_Given instruction_
Transcribe the material exactly. Images do not belong in the copy.

_Stored data_

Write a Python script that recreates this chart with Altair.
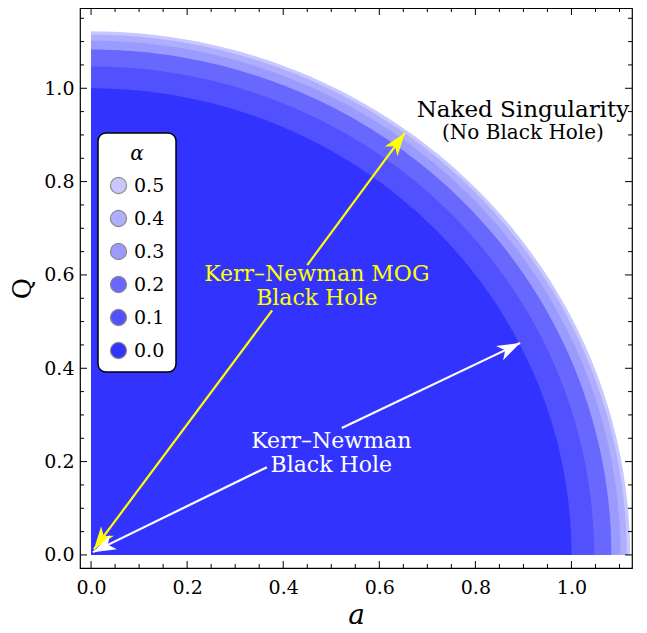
import numpy as np
import pandas as pd
import altair as alt

# ---- data ----
alphas = ["0.0", "0.1", "0.2", "0.3", "0.4", "0.5"]
radii = [1.0, 1.047, 1.083, 1.102, 1.115, 1.122]
colors = ["#3333ff", "#5151ff", "#6868ff", "#9a9aff", "#aeaeff", "#c8c8ff"]

x_major = [0.0, 0.2, 0.4, 0.6, 0.8, 1.0]
y_major = [0.0, 0.2, 0.4, 0.6, 0.8, 1.0]
x_minor = [0.05, 0.1, 0.15, 0.25, 0.3, 0.35, 0.45, 0.5, 0.55, 0.65, 0.7, 0.75,
           0.85, 0.9, 0.95, 1.05, 1.1]
y_minor = [0.05, 0.1, 0.15, 0.25, 0.3, 0.35, 0.45, 0.5, 0.55, 0.65, 0.7, 0.75,
           0.85, 0.9, 0.95, 1.05, 1.1, 1.15]

# arrow segments (a, Q) -> (a2, Q2)
seg_color = ["yellow", "yellow", "white", "white"]
seg_x = [0.006, 0.450, 0.004, 0.522]
seg_y = [0.012, 0.621, 0.006, 0.272]
seg_x2 = [0.377, 0.653, 0.366, 0.893]
seg_y2 = [0.524, 0.904, 0.188, 0.454]

# arrow heads
head_color = ["yellow", "yellow", "white", "white"]
head_x = [0.653, 0.006, 0.893, 0.004]
head_y = [0.904, 0.012, 0.454, 0.006]
head_angle = [36.6, 216.6, 63.9, 243.9]

XDOM = [-0.023, 1.126]
YDOM = [-0.028, 1.172]
W, H = 552, 560
FONT = "DejaVu Serif"

xs = alt.Scale(domain=XDOM, nice=False, zero=False)
ys = alt.Scale(domain=YDOM, nice=False, zero=False)

# ---- regions ----
rows = []
t = np.linspace(0, np.pi / 2, 120)
for al, r in zip(alphas, radii):
    for tt in t:
        rows.append({"alpha": al, "a": float(r * np.cos(tt)), "Q": float(r * np.sin(tt)), "z": 0.0})
reg = pd.DataFrame(rows)

color_scale = alt.Scale(domain=alphas[::-1], range=colors[::-1])

layers = []
for i, al in enumerate(alphas[::-1]):
    sub = reg[reg.alpha == al].sort_values("a").reset_index(drop=True)
    enc = dict(
        x=alt.X("a:Q", scale=xs, axis=alt.Axis(values=x_major, format=".1f", title="a",
                                               titleFontStyle="italic", titleFontSize=28,
                                               titleFontWeight="normal", titlePadding=4)),
        y=alt.Y("Q:Q", scale=ys, axis=alt.Axis(values=y_major, format=".1f", title="Q",
                                               titleFontSize=26, titleFontWeight="normal",
                                               titlePadding=8, labelPadding=6)),
        y2=alt.Y2("z:Q"),
    )
    if i == 0:
        enc["color"] = alt.Color("alpha:N", scale=color_scale, legend=alt.Legend(
            title="α", orient="none", legendX=18, legendY=125,
            symbolType="circle", symbolSize=260, symbolStrokeColor="#8a8a8a",
            symbolStrokeWidth=1.2, symbolOpacity=1,
            fillColor="white", strokeColor="black",
            cornerRadius=8, padding=11, rowPadding=12, titlePadding=12,
            titleFont=FONT, titleFontSize=20, titleFontStyle="italic",
            titleFontWeight="normal", titleAnchor="middle", titleAlign="center",
            labelFont=FONT, labelFontSize=19, labelColor="black", titleColor="black",
            labelOffset=6))
    else:
        enc["color"] = alt.Color("alpha:N", scale=color_scale, legend=None)
    layers.append(alt.Chart(sub).mark_area(opacity=1, interpolate="linear").encode(**enc))

# ---- arrows ----
segs = pd.DataFrame({"c": seg_color, "x": seg_x, "y": seg_y, "x2": seg_x2, "y2": seg_y2})
seg_layer = alt.Chart(segs).mark_rule(strokeWidth=2.2).encode(
    x=alt.X("x:Q", scale=xs), y=alt.Y("y:Q", scale=ys), x2="x2:Q", y2="y2:Q",
    color=alt.Color("c:N", scale=None))

heads = pd.DataFrame({"c": head_color, "x": head_x, "y": head_y, "ang": head_angle})
head_layer = alt.Chart(heads).mark_point(
    shape="M0,0 L-0.7,2 L0,1.45 L0.7,2 Z", filled=True, opacity=1, size=520, strokeWidth=0
).encode(
    x=alt.X("x:Q", scale=xs), y=alt.Y("y:Q", scale=ys),
    angle=alt.Angle("ang:Q", scale=None), color=alt.Color("c:N", scale=None))

# ---- texts ----
txt = pd.DataFrame({
    "t": ["Kerr–Newman MOG\nBlack Hole", "Kerr–Newman\nBlack Hole"],
    "x": [0.470, 0.500], "y": [0.603, 0.245], "c": ["yellow", "white"]})
txt_layer = alt.Chart(txt).mark_text(font=FONT, fontSize=22, lineBreak="\n", lineHeight=24,
                                     align="center", baseline="middle").encode(
    x=alt.X("x:Q", scale=xs), y=alt.Y("y:Q", scale=ys), text="t:N",
    color=alt.Color("c:N", scale=None))

ns = pd.DataFrame({"t": ["Naked Singularity"], "x": [0.899], "y": [0.953]})
ns_layer = alt.Chart(ns).mark_text(font=FONT, fontSize=23, color="black",
                                   align="center", baseline="middle").encode(
    x=alt.X("x:Q", scale=xs), y=alt.Y("y:Q", scale=ys), text="t:N")
nb = pd.DataFrame({"t": ["(No Black Hole)"], "x": [0.899], "y": [0.904]})
nb_layer = alt.Chart(nb).mark_text(font=FONT, fontSize=20, color="black",
                                   align="center", baseline="middle").encode(
    x=alt.X("x:Q", scale=xs), y=alt.Y("y:Q", scale=ys), text="t:N")


# ---- frame ticks (inward) ----
def xticks(vals, L):
    d = pd.DataFrame({"v": vals})
    return [
        alt.Chart(d).mark_rule(color="black", strokeWidth=1).encode(
            x=alt.X("v:Q", scale=xs), y=alt.value(H), y2=alt.value(H - L)),
        alt.Chart(d).mark_rule(color="black", strokeWidth=1).encode(
            x=alt.X("v:Q", scale=xs), y=alt.value(0), y2=alt.value(L)),
    ]


def yticks(vals, L):
    d = pd.DataFrame({"v": vals})
    return [
        alt.Chart(d).mark_rule(color="black", strokeWidth=1).encode(
            y=alt.Y("v:Q", scale=ys), x=alt.value(0), x2=alt.value(L)),
        alt.Chart(d).mark_rule(color="black", strokeWidth=1).encode(
            y=alt.Y("v:Q", scale=ys), x=alt.value(W), x2=alt.value(W - L)),
    ]


tick_layers = xticks(x_major, 7) + xticks(x_minor, 4) + yticks(y_major, 7) + yticks(y_minor, 4)

chart = alt.layer(*layers, seg_layer, head_layer, txt_layer, ns_layer, nb_layer, *tick_layers).properties(
    width=W, height=H,
    padding={"left": 72, "top": 0, "right": 7, "bottom": 64},
    autosize=alt.AutoSizeParams(type="none"),
    background="white",
).configure_view(stroke="black", strokeWidth=1.2).configure_axis(
    labelFont=FONT, labelFontSize=19, labelColor="black", titleFont=FONT, titleColor="black",
    ticks=False, domain=False, grid=False, labelPadding=10,
).configure_legend(strokeWidth=1.5)

chart.save("out.html", embed_options={"renderer": "svg", "actions": False})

_Answer for the task_
Write a Python script that recreates this chart with Altair.
import numpy as np
import pandas as pd
import altair as alt

# ---- data ----
alphas = ["0.0", "0.1", "0.2", "0.3", "0.4", "0.5"]
radii = [1.0, 1.047, 1.083, 1.102, 1.115, 1.122]
colors = ["#3333ff", "#5151ff", "#6868ff", "#9a9aff", "#aeaeff", "#c8c8ff"]

x_major = [0.0, 0.2, 0.4, 0.6, 0.8, 1.0]
y_major = [0.0, 0.2, 0.4, 0.6, 0.8, 1.0]
x_minor = [0.05, 0.1, 0.15, 0.25, 0.3, 0.35, 0.45, 0.5, 0.55, 0.65, 0.7, 0.75,
           0.85, 0.9, 0.95, 1.05, 1.1]
y_minor = [0.05, 0.1, 0.15, 0.25, 0.3, 0.35, 0.45, 0.5, 0.55, 0.65, 0.7, 0.75,
           0.85, 0.9, 0.95, 1.05, 1.1, 1.15]

# arrow segments (a, Q) -> (a2, Q2)
seg_color = ["yellow", "yellow", "white", "white"]
seg_x = [0.006, 0.450, 0.004, 0.522]
seg_y = [0.012, 0.621, 0.006, 0.272]
seg_x2 = [0.377, 0.653, 0.366, 0.893]
seg_y2 = [0.524, 0.904, 0.188, 0.454]

# arrow heads
head_color = ["yellow", "yellow", "white", "white"]
head_x = [0.653, 0.006, 0.893, 0.004]
head_y = [0.904, 0.012, 0.454, 0.006]
head_angle = [36.6, 216.6, 63.9, 243.9]

XDOM = [-0.023, 1.126]
YDOM = [-0.028, 1.172]
W, H = 552, 560
FONT = "DejaVu Serif"

xs = alt.Scale(domain=XDOM, nice=False, zero=False)
ys = alt.Scale(domain=YDOM, nice=False, zero=False)

# ---- regions ----
rows = []
t = np.linspace(0, np.pi / 2, 120)
for al, r in zip(alphas, radii):
    for tt in t:
        rows.append({"alpha": al, "a": float(r * np.cos(tt)), "Q": float(r * np.sin(tt)), "z": 0.0})
reg = pd.DataFrame(rows)

color_scale = alt.Scale(domain=alphas[::-1], range=colors[::-1])

layers = []
for i, al in enumerate(alphas[::-1]):
    sub = reg[reg.alpha == al].sort_values("a").reset_index(drop=True)
    enc = dict(
        x=alt.X("a:Q", scale=xs, axis=alt.Axis(values=x_major, format=".1f", title="a",
                                               titleFontStyle="italic", titleFontSize=28,
                                               titleFontWeight="normal", titlePadding=4)),
        y=alt.Y("Q:Q", scale=ys, axis=alt.Axis(values=y_major, format=".1f", title="Q",
                                               titleFontSize=26, titleFontWeight="normal",
                                               titlePadding=8, labelPadding=6)),
        y2=alt.Y2("z:Q"),
    )
    if i == 0:
        enc["color"] = alt.Color("alpha:N", scale=color_scale, legend=alt.Legend(
            title="α", orient="none", legendX=18, legendY=125,
            symbolType="circle", symbolSize=260, symbolStrokeColor="#8a8a8a",
            symbolStrokeWidth=1.2, symbolOpacity=1,
            fillColor="white", strokeColor="black",
            cornerRadius=8, padding=11, rowPadding=12, titlePadding=12,
            titleFont=FONT, titleFontSize=20, titleFontStyle="italic",
            titleFontWeight="normal", titleAnchor="middle", titleAlign="center",
            labelFont=FONT, labelFontSize=19, labelColor="black", titleColor="black",
            labelOffset=6))
    else:
        enc["color"] = alt.Color("alpha:N", scale=color_scale, legend=None)
    layers.append(alt.Chart(sub).mark_area(opacity=1, interpolate="linear").encode(**enc))

# ---- arrows ----
segs = pd.DataFrame({"c": seg_color, "x": seg_x, "y": seg_y, "x2": seg_x2, "y2": seg_y2})
seg_layer = alt.Chart(segs).mark_rule(strokeWidth=2.2).encode(
    x=alt.X("x:Q", scale=xs), y=alt.Y("y:Q", scale=ys), x2="x2:Q", y2="y2:Q",
    color=alt.Color("c:N", scale=None))

heads = pd.DataFrame({"c": head_color, "x": head_x, "y": head_y, "ang": head_angle})
head_layer = alt.Chart(heads).mark_point(
    shape="M0,0 L-0.7,2 L0,1.45 L0.7,2 Z", filled=True, opacity=1, size=520, strokeWidth=0
).encode(
    x=alt.X("x:Q", scale=xs), y=alt.Y("y:Q", scale=ys),
    angle=alt.Angle("ang:Q", scale=None), color=alt.Color("c:N", scale=None))

# ---- texts ----
txt = pd.DataFrame({
    "t": ["Kerr–Newman MOG\nBlack Hole", "Kerr–Newman\nBlack Hole"],
    "x": [0.470, 0.500], "y": [0.603, 0.245], "c": ["yellow", "white"]})
txt_layer = alt.Chart(txt).mark_text(font=FONT, fontSize=22, lineBreak="\n", lineHeight=24,
                                     align="center", baseline="middle").encode(
    x=alt.X("x:Q", scale=xs), y=alt.Y("y:Q", scale=ys), text="t:N",
    color=alt.Color("c:N", scale=None))

ns = pd.DataFrame({"t": ["Naked Singularity"], "x": [0.899], "y": [0.953]})
ns_layer = alt.Chart(ns).mark_text(font=FONT, fontSize=23, color="black",
                                   align="center", baseline="middle").encode(
    x=alt.X("x:Q", scale=xs), y=alt.Y("y:Q", scale=ys), text="t:N")
nb = pd.DataFrame({"t": ["(No Black Hole)"], "x": [0.899], "y": [0.904]})
nb_layer = alt.Chart(nb).mark_text(font=FONT, fontSize=20, color="black",
                                   align="center", baseline="middle").encode(
    x=alt.X("x:Q", scale=xs), y=alt.Y("y:Q", scale=ys), text="t:N")


# ---- frame ticks (inward) ----
def xticks(vals, L):
    d = pd.DataFrame({"v": vals})
    return [
        alt.Chart(d).mark_rule(color="black", strokeWidth=1).encode(
            x=alt.X("v:Q", scale=xs), y=alt.value(H), y2=alt.value(H - L)),
        alt.Chart(d).mark_rule(color="black", strokeWidth=1).encode(
            x=alt.X("v:Q", scale=xs), y=alt.value(0), y2=alt.value(L)),
    ]


def yticks(vals, L):
    d = pd.DataFrame({"v": vals})
    return [
        alt.Chart(d).mark_rule(color="black", strokeWidth=1).encode(
            y=alt.Y("v:Q", scale=ys), x=alt.value(0), x2=alt.value(L)),
        alt.Chart(d).mark_rule(color="black", strokeWidth=1).encode(
            y=alt.Y("v:Q", scale=ys), x=alt.value(W), x2=alt.value(W - L)),
    ]


tick_layers = xticks(x_major, 7) + xticks(x_minor, 4) + yticks(y_major, 7) + yticks(y_minor, 4)

chart = alt.layer(*layers, seg_layer, head_layer, txt_layer, ns_layer, nb_layer, *tick_layers).properties(
    width=W, height=H,
    padding={"left": 72, "top": 0, "right": 7, "bottom": 64},
    autosize=alt.AutoSizeParams(type="none"),
    background="white",
).configure_view(stroke="black", strokeWidth=1.2).configure_axis(
    labelFont=FONT, labelFontSize=19, labelColor="black", titleFont=FONT, titleColor="black",
    ticks=False, domain=False, grid=False, labelPadding=10,
).configure_legend(strokeWidth=1.5)

chart.save("out.html", embed_options={"renderer": "svg", "actions": False})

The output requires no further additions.